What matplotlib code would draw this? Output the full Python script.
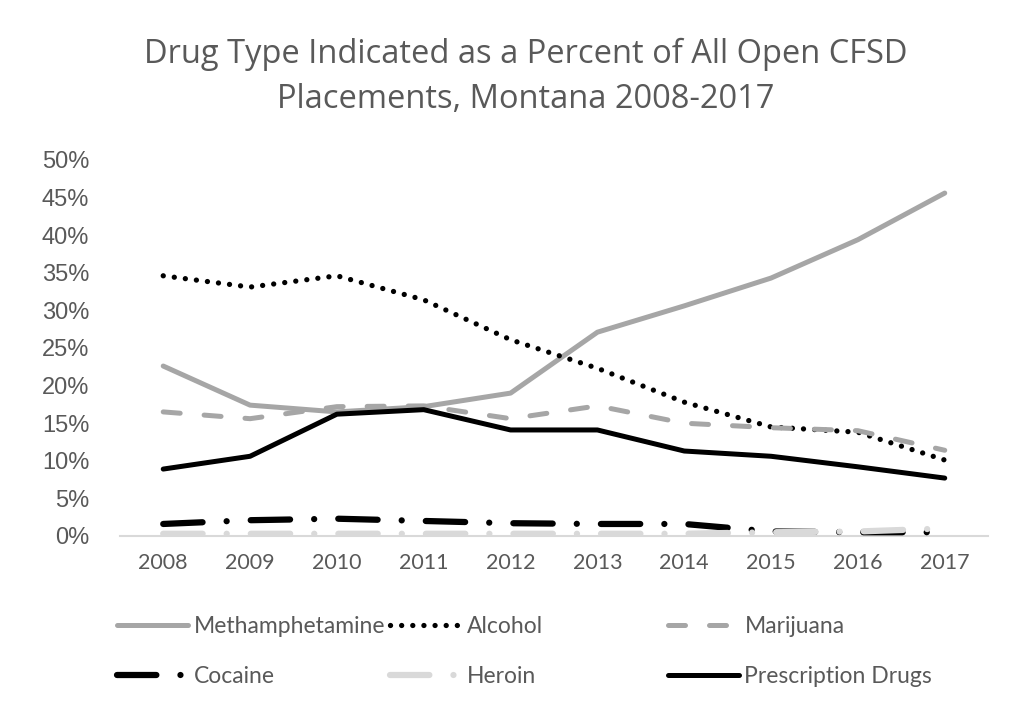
import matplotlib
matplotlib.use('Agg')
import matplotlib.pyplot as plt
from matplotlib.ticker import PercentFormatter

# data (percent of all open placements)
years = [2008, 2009, 2010, 2011, 2012, 2013, 2014, 2015, 2016, 2017]
meth = [22.6, 17.4, 16.5, 17.2, 19.0, 27.1, 30.6, 34.3, 39.4, 45.6]
alcohol = [34.6, 33.1, 34.6, 31.4, 26.1, 22.3, 17.8, 14.5, 13.8, 10.1]
marijuana = [16.5, 15.6, 17.2, 17.3, 15.6, 17.3, 15.0, 14.4, 14.0, 11.4]
cocaine = [1.6, 2.1, 2.3, 2.0, 1.7, 1.6, 1.6, 0.6, 0.5, 0.5]
heroin = [0.3, 0.3, 0.3, 0.3, 0.3, 0.3, 0.3, 0.5, 0.6, 1.0]
prescription = [8.9, 10.6, 16.2, 16.8, 14.1, 14.1, 11.3, 10.6, 9.2, 7.7]

TEXT = '#595959'
GRAY = '#a6a6a6'
LIGHT = '#d9d9d9'

fig = plt.figure(figsize=(10.24, 7.06), dpi=100)
ax = fig.add_axes([0.117, 0.2408, 0.848, 0.5326])

dashdot = (0, (6.3, 3.85, 0.01, 3.85))
l_meth, = ax.plot(years, meth, color=GRAY, lw=3.6, solid_capstyle='round',
                  solid_joinstyle='round', label='Methamphetamine')
l_alc, = ax.plot(years, alcohol, color='black', lw=3.8, linestyle=(0, (0.01, 2.1)),
                 dash_capstyle='round', label='Alcohol')
l_mar, = ax.plot(years, marijuana, color=GRAY, lw=3.6, linestyle=(0, (3.4, 4.8)),
                 dash_capstyle='round', label='Marijuana')
l_coc, = ax.plot(years, cocaine, color='black', lw=4.5, linestyle=dashdot,
                 dash_capstyle='round', label='Cocaine')
l_her, = ax.plot(years, heroin, color=LIGHT, lw=4.5, linestyle=dashdot,
                 dash_capstyle='round', label='Heroin')
l_rx, = ax.plot(years, prescription, color='black', lw=3.6, solid_capstyle='round',
                solid_joinstyle='round', label='Prescription Drugs')

ax.set_xlim(2007.5, 2017.5)
ax.set_ylim(0, 50)
ax.set_xticks(years)
ax.set_yticks(range(0, 51, 5))
ax.yaxis.set_major_formatter(PercentFormatter(decimals=0))

for s in ['top', 'right', 'left']:
    ax.spines[s].set_visible(False)
ax.spines['bottom'].set_color(LIGHT)
ax.spines['bottom'].set_linewidth(1.5)
ax.spines['bottom'].set_zorder(0)
ax.tick_params(axis='both', length=0, colors=TEXT)
ax.tick_params(axis='y', pad=22, labelsize=17)
ax.tick_params(axis='x', pad=12, labelsize=15.5)
for t in ax.get_yticklabels():
    t.set_fontfamily('Liberation Sans')
for t in ax.get_xticklabels():
    t.set_fontfamily('Lato')

fig.text(0.513, 0.891, 'Drug Type Indicated as a Percent of All Open CFSD\nPlacements, Montana 2008-2017',
         ha='center', va='center', fontsize=23.5, color=TEXT, family='Open Sans', linespacing=1.45)

# Excel-style legend: three equal-width columns under the plot
cols = [[l_meth, l_coc], [l_alc, l_her], [l_mar, l_rx]]
xs = [0.114, 0.381, 0.652]
for x, hs in zip(xs, cols):
    leg = fig.legend(handles=hs, loc='upper left', bbox_to_anchor=(x, 0.128),
                     frameon=False, handlelength=3.1, handletextpad=0.25,
                     labelspacing=1.3, borderpad=0, borderaxespad=0,
                     prop={'family': 'Lato', 'size': 16.5})
    for t in leg.get_texts():
        t.set_color(TEXT)

fig.savefig('out.png', dpi=100)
++++++++
• WRITTEN REQUEST
Set the pictures aside and transcribe the data above exactly.

• ANSWER
What matplotlib code would draw this? Output the full Python script.
import matplotlib
matplotlib.use('Agg')
import matplotlib.pyplot as plt
from matplotlib.ticker import PercentFormatter

# data (percent of all open placements)
years = [2008, 2009, 2010, 2011, 2012, 2013, 2014, 2015, 2016, 2017]
meth = [22.6, 17.4, 16.5, 17.2, 19.0, 27.1, 30.6, 34.3, 39.4, 45.6]
alcohol = [34.6, 33.1, 34.6, 31.4, 26.1, 22.3, 17.8, 14.5, 13.8, 10.1]
marijuana = [16.5, 15.6, 17.2, 17.3, 15.6, 17.3, 15.0, 14.4, 14.0, 11.4]
cocaine = [1.6, 2.1, 2.3, 2.0, 1.7, 1.6, 1.6, 0.6, 0.5, 0.5]
heroin = [0.3, 0.3, 0.3, 0.3, 0.3, 0.3, 0.3, 0.5, 0.6, 1.0]
prescription = [8.9, 10.6, 16.2, 16.8, 14.1, 14.1, 11.3, 10.6, 9.2, 7.7]

TEXT = '#595959'
GRAY = '#a6a6a6'
LIGHT = '#d9d9d9'

fig = plt.figure(figsize=(10.24, 7.06), dpi=100)
ax = fig.add_axes([0.117, 0.2408, 0.848, 0.5326])

dashdot = (0, (6.3, 3.85, 0.01, 3.85))
l_meth, = ax.plot(years, meth, color=GRAY, lw=3.6, solid_capstyle='round',
                  solid_joinstyle='round', label='Methamphetamine')
l_alc, = ax.plot(years, alcohol, color='black', lw=3.8, linestyle=(0, (0.01, 2.1)),
                 dash_capstyle='round', label='Alcohol')
l_mar, = ax.plot(years, marijuana, color=GRAY, lw=3.6, linestyle=(0, (3.4, 4.8)),
                 dash_capstyle='round', label='Marijuana')
l_coc, = ax.plot(years, cocaine, color='black', lw=4.5, linestyle=dashdot,
                 dash_capstyle='round', label='Cocaine')
l_her, = ax.plot(years, heroin, color=LIGHT, lw=4.5, linestyle=dashdot,
                 dash_capstyle='round', label='Heroin')
l_rx, = ax.plot(years, prescription, color='black', lw=3.6, solid_capstyle='round',
                solid_joinstyle='round', label='Prescription Drugs')

ax.set_xlim(2007.5, 2017.5)
ax.set_ylim(0, 50)
ax.set_xticks(years)
ax.set_yticks(range(0, 51, 5))
ax.yaxis.set_major_formatter(PercentFormatter(decimals=0))

for s in ['top', 'right', 'left']:
    ax.spines[s].set_visible(False)
ax.spines['bottom'].set_color(LIGHT)
ax.spines['bottom'].set_linewidth(1.5)
ax.spines['bottom'].set_zorder(0)
ax.tick_params(axis='both', length=0, colors=TEXT)
ax.tick_params(axis='y', pad=22, labelsize=17)
ax.tick_params(axis='x', pad=12, labelsize=15.5)
for t in ax.get_yticklabels():
    t.set_fontfamily('Liberation Sans')
for t in ax.get_xticklabels():
    t.set_fontfamily('Lato')

fig.text(0.513, 0.891, 'Drug Type Indicated as a Percent of All Open CFSD\nPlacements, Montana 2008-2017',
         ha='center', va='center', fontsize=23.5, color=TEXT, family='Open Sans', linespacing=1.45)

# Excel-style legend: three equal-width columns under the plot
cols = [[l_meth, l_coc], [l_alc, l_her], [l_mar, l_rx]]
xs = [0.114, 0.381, 0.652]
for x, hs in zip(xs, cols):
    leg = fig.legend(handles=hs, loc='upper left', bbox_to_anchor=(x, 0.128),
                     frameon=False, handlelength=3.1, handletextpad=0.25,
                     labelspacing=1.3, borderpad=0, borderaxespad=0,
                     prop={'family': 'Lato', 'size': 16.5})
    for t in leg.get_texts():
        t.set_color(TEXT)

fig.savefig('out.png', dpi=100)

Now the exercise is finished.